___ DATASET EXTRACT ___

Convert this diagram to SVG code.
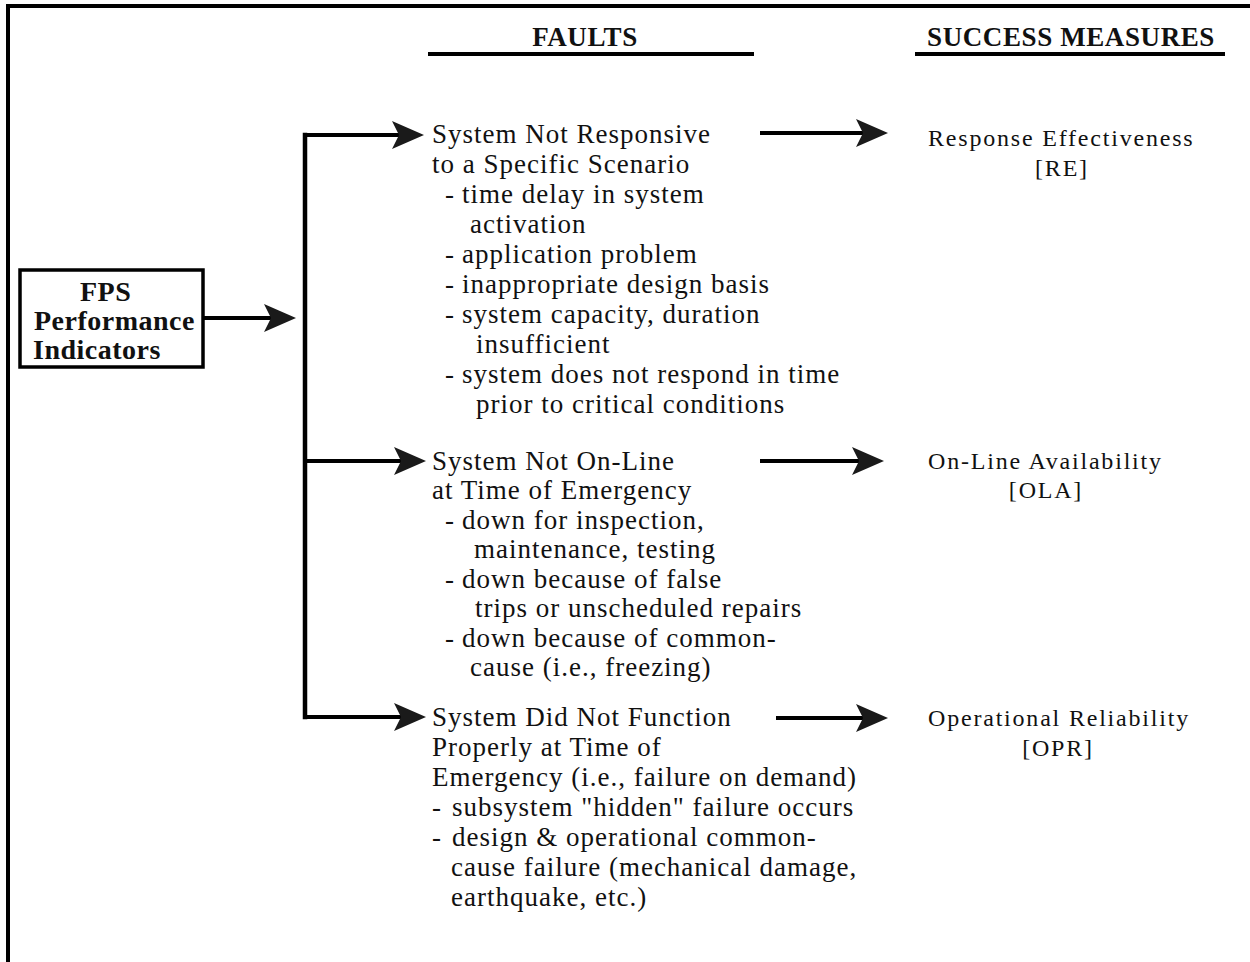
<svg xmlns="http://www.w3.org/2000/svg" width="1250" height="962" viewBox="0 0 1250 962">
  <style>
    .frame { fill: none; stroke: #000; stroke-width: 4; }
    .head { font-family: "Liberation Serif", "Times New Roman", serif; font-weight: bold; font-size: 27px; fill: #111; letter-spacing: 0.6px; }
    .rule { stroke: #000; stroke-width: 4; }
    .box { fill: #fff; stroke: #000; stroke-width: 3.5; }
    .boxtxt { font-family: "Liberation Serif", "Times New Roman", serif; font-weight: bold; font-size: 28px; fill: #111; letter-spacing: 0.5px; }
    .fault { font-family: "Liberation Serif", "Times New Roman", serif; font-size: 27px; fill: #111; letter-spacing: 1px; }
    .measure { font-family: "Liberation Serif", "Times New Roman", serif; font-size: 24px; fill: #111; letter-spacing: 1.8px; }
    .wire { fill: none; stroke: #000; stroke-width: 4.5; stroke-linecap: square; }
    .arrow { fill: none; stroke: #000; stroke-width: 4; marker-end: url(#head); }
  </style>
  <defs>
    <marker id="head" markerUnits="userSpaceOnUse" viewBox="0 0 32 28" markerWidth="32" markerHeight="28" refX="8" refY="14" orient="auto">
      <path d="M0,0 L32,14 L0,28 L7,14 Z" fill="#1a1a1a"/>
    </marker>
  </defs>

  <rect width="1250" height="962" fill="#fff"/>

  <!-- outer frame: top and left edges only -->
  <path class="frame" d="M8,962 V6 H1250"/>

  <!-- column headings -->
  <g id="heading-faults">
    <text class="head" x="585" y="46" text-anchor="middle">FAULTS</text>
    <line class="rule" x1="428" y1="54" x2="754" y2="54"/>
  </g>
  <g id="heading-measures">
    <text class="head" x="1071" y="46" text-anchor="middle">SUCCESS MEASURES</text>
    <line class="rule" x1="915" y1="54" x2="1225" y2="54"/>
  </g>

  <!-- root node -->
  <g id="node-fps">
    <rect class="box" x="20" y="270" width="183" height="97"/>
    <text class="boxtxt" x="80" y="301">FPS</text>
    <text class="boxtxt" x="34" y="330">Performance</text>
    <text class="boxtxt" x="33" y="359">Indicators</text>
  </g>

  <!-- fault descriptions -->
  <g id="node-fault-response">
    <text class="fault" x="432" y="143">System Not Responsive</text>
    <text class="fault" x="432" y="173">to a Specific Scenario</text>
    <text class="fault" y="203"><tspan x="445">-</tspan><tspan x="462">time delay in system</tspan></text>
    <text class="fault" x="470" y="233">activation</text>
    <text class="fault" y="263"><tspan x="445">-</tspan><tspan x="462">application problem</tspan></text>
    <text class="fault" y="293"><tspan x="445">-</tspan><tspan x="462">inappropriate design basis</tspan></text>
    <text class="fault" y="323"><tspan x="445">-</tspan><tspan x="462">system capacity, duration</tspan></text>
    <text class="fault" x="476" y="353">insufficient</text>
    <text class="fault" y="383"><tspan x="445">-</tspan><tspan x="462">system does not respond in time</tspan></text>
    <text class="fault" x="476" y="413">prior to critical conditions</text>
  </g>

  <g id="node-fault-online">
    <text class="fault" x="432" y="470">System Not On-Line</text>
    <text class="fault" x="432" y="499">at Time of Emergency</text>
    <text class="fault" y="529"><tspan x="445">-</tspan><tspan x="462">down for inspection,</tspan></text>
    <text class="fault" x="474" y="558">maintenance, testing</text>
    <text class="fault" y="588"><tspan x="445">-</tspan><tspan x="462">down because of false</tspan></text>
    <text class="fault" x="475" y="617">trips or unscheduled repairs</text>
    <text class="fault" y="647"><tspan x="445">-</tspan><tspan x="462">down because of common-</tspan></text>
    <text class="fault" x="470" y="676">cause (i.e., freezing)</text>
  </g>

  <g id="node-fault-function">
    <text class="fault" x="432" y="726">System Did Not Function</text>
    <text class="fault" x="432" y="756">Properly at Time of</text>
    <text class="fault" x="432" y="786">Emergency (i.e., failure on demand)</text>
    <text class="fault" y="816"><tspan x="432">-</tspan><tspan x="452">subsystem "hidden" failure occurs</tspan></text>
    <text class="fault" y="846"><tspan x="432">-</tspan><tspan x="452">design &amp; operational common-</tspan></text>
    <text class="fault" x="451" y="876">cause failure (mechanical damage,</text>
    <text class="fault" x="451" y="906">earthquake, etc.)</text>
  </g>

  <!-- success measures -->
  <g id="node-measure-re">
    <text class="measure" x="928" y="146">Response Effectiveness</text>
    <text class="measure" x="1062" y="176" text-anchor="middle">[RE]</text>
  </g>
  <g id="node-measure-ola">
    <text class="measure" x="928" y="469">On-Line Availability</text>
    <text class="measure" x="1046" y="498" text-anchor="middle">[OLA]</text>
  </g>
  <g id="node-measure-opr">
    <text class="measure" x="928" y="726">Operational Reliability</text>
    <text class="measure" x="1058" y="756" text-anchor="middle">[OPR]</text>
  </g>

  <!-- connectors -->
  <g id="connectors">
    <line class="arrow" x1="203" y1="318" x2="272" y2="318"/>
    <line class="wire" x1="305" y1="135" x2="305" y2="717"/>
    <line class="arrow" x1="305" y1="135" x2="400" y2="135"/>
    <line class="arrow" x1="305" y1="461" x2="402" y2="461"/>
    <line class="arrow" x1="305" y1="717" x2="402" y2="717"/>
    <line class="arrow" x1="760" y1="133" x2="864" y2="133"/>
    <line class="arrow" x1="760" y1="461" x2="860" y2="461"/>
    <line class="arrow" x1="776" y1="718" x2="864" y2="718"/>
  </g>
</svg>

___

**AIM:**
Transcribe the listing in full and omit the pictures.

**FINAL RESULT:**
Convert this diagram to SVG code.
<svg xmlns="http://www.w3.org/2000/svg" width="1250" height="962" viewBox="0 0 1250 962">
  <style>
    .frame { fill: none; stroke: #000; stroke-width: 4; }
    .head { font-family: "Liberation Serif", "Times New Roman", serif; font-weight: bold; font-size: 27px; fill: #111; letter-spacing: 0.6px; }
    .rule { stroke: #000; stroke-width: 4; }
    .box { fill: #fff; stroke: #000; stroke-width: 3.5; }
    .boxtxt { font-family: "Liberation Serif", "Times New Roman", serif; font-weight: bold; font-size: 28px; fill: #111; letter-spacing: 0.5px; }
    .fault { font-family: "Liberation Serif", "Times New Roman", serif; font-size: 27px; fill: #111; letter-spacing: 1px; }
    .measure { font-family: "Liberation Serif", "Times New Roman", serif; font-size: 24px; fill: #111; letter-spacing: 1.8px; }
    .wire { fill: none; stroke: #000; stroke-width: 4.5; stroke-linecap: square; }
    .arrow { fill: none; stroke: #000; stroke-width: 4; marker-end: url(#head); }
  </style>
  <defs>
    <marker id="head" markerUnits="userSpaceOnUse" viewBox="0 0 32 28" markerWidth="32" markerHeight="28" refX="8" refY="14" orient="auto">
      <path d="M0,0 L32,14 L0,28 L7,14 Z" fill="#1a1a1a"/>
    </marker>
  </defs>

  <rect width="1250" height="962" fill="#fff"/>

  <!-- outer frame: top and left edges only -->
  <path class="frame" d="M8,962 V6 H1250"/>

  <!-- column headings -->
  <g id="heading-faults">
    <text class="head" x="585" y="46" text-anchor="middle">FAULTS</text>
    <line class="rule" x1="428" y1="54" x2="754" y2="54"/>
  </g>
  <g id="heading-measures">
    <text class="head" x="1071" y="46" text-anchor="middle">SUCCESS MEASURES</text>
    <line class="rule" x1="915" y1="54" x2="1225" y2="54"/>
  </g>

  <!-- root node -->
  <g id="node-fps">
    <rect class="box" x="20" y="270" width="183" height="97"/>
    <text class="boxtxt" x="80" y="301">FPS</text>
    <text class="boxtxt" x="34" y="330">Performance</text>
    <text class="boxtxt" x="33" y="359">Indicators</text>
  </g>

  <!-- fault descriptions -->
  <g id="node-fault-response">
    <text class="fault" x="432" y="143">System Not Responsive</text>
    <text class="fault" x="432" y="173">to a Specific Scenario</text>
    <text class="fault" y="203"><tspan x="445">-</tspan><tspan x="462">time delay in system</tspan></text>
    <text class="fault" x="470" y="233">activation</text>
    <text class="fault" y="263"><tspan x="445">-</tspan><tspan x="462">application problem</tspan></text>
    <text class="fault" y="293"><tspan x="445">-</tspan><tspan x="462">inappropriate design basis</tspan></text>
    <text class="fault" y="323"><tspan x="445">-</tspan><tspan x="462">system capacity, duration</tspan></text>
    <text class="fault" x="476" y="353">insufficient</text>
    <text class="fault" y="383"><tspan x="445">-</tspan><tspan x="462">system does not respond in time</tspan></text>
    <text class="fault" x="476" y="413">prior to critical conditions</text>
  </g>

  <g id="node-fault-online">
    <text class="fault" x="432" y="470">System Not On-Line</text>
    <text class="fault" x="432" y="499">at Time of Emergency</text>
    <text class="fault" y="529"><tspan x="445">-</tspan><tspan x="462">down for inspection,</tspan></text>
    <text class="fault" x="474" y="558">maintenance, testing</text>
    <text class="fault" y="588"><tspan x="445">-</tspan><tspan x="462">down because of false</tspan></text>
    <text class="fault" x="475" y="617">trips or unscheduled repairs</text>
    <text class="fault" y="647"><tspan x="445">-</tspan><tspan x="462">down because of common-</tspan></text>
    <text class="fault" x="470" y="676">cause (i.e., freezing)</text>
  </g>

  <g id="node-fault-function">
    <text class="fault" x="432" y="726">System Did Not Function</text>
    <text class="fault" x="432" y="756">Properly at Time of</text>
    <text class="fault" x="432" y="786">Emergency (i.e., failure on demand)</text>
    <text class="fault" y="816"><tspan x="432">-</tspan><tspan x="452">subsystem "hidden" failure occurs</tspan></text>
    <text class="fault" y="846"><tspan x="432">-</tspan><tspan x="452">design &amp; operational common-</tspan></text>
    <text class="fault" x="451" y="876">cause failure (mechanical damage,</text>
    <text class="fault" x="451" y="906">earthquake, etc.)</text>
  </g>

  <!-- success measures -->
  <g id="node-measure-re">
    <text class="measure" x="928" y="146">Response Effectiveness</text>
    <text class="measure" x="1062" y="176" text-anchor="middle">[RE]</text>
  </g>
  <g id="node-measure-ola">
    <text class="measure" x="928" y="469">On-Line Availability</text>
    <text class="measure" x="1046" y="498" text-anchor="middle">[OLA]</text>
  </g>
  <g id="node-measure-opr">
    <text class="measure" x="928" y="726">Operational Reliability</text>
    <text class="measure" x="1058" y="756" text-anchor="middle">[OPR]</text>
  </g>

  <!-- connectors -->
  <g id="connectors">
    <line class="arrow" x1="203" y1="318" x2="272" y2="318"/>
    <line class="wire" x1="305" y1="135" x2="305" y2="717"/>
    <line class="arrow" x1="305" y1="135" x2="400" y2="135"/>
    <line class="arrow" x1="305" y1="461" x2="402" y2="461"/>
    <line class="arrow" x1="305" y1="717" x2="402" y2="717"/>
    <line class="arrow" x1="760" y1="133" x2="864" y2="133"/>
    <line class="arrow" x1="760" y1="461" x2="860" y2="461"/>
    <line class="arrow" x1="776" y1="718" x2="864" y2="718"/>
  </g>
</svg>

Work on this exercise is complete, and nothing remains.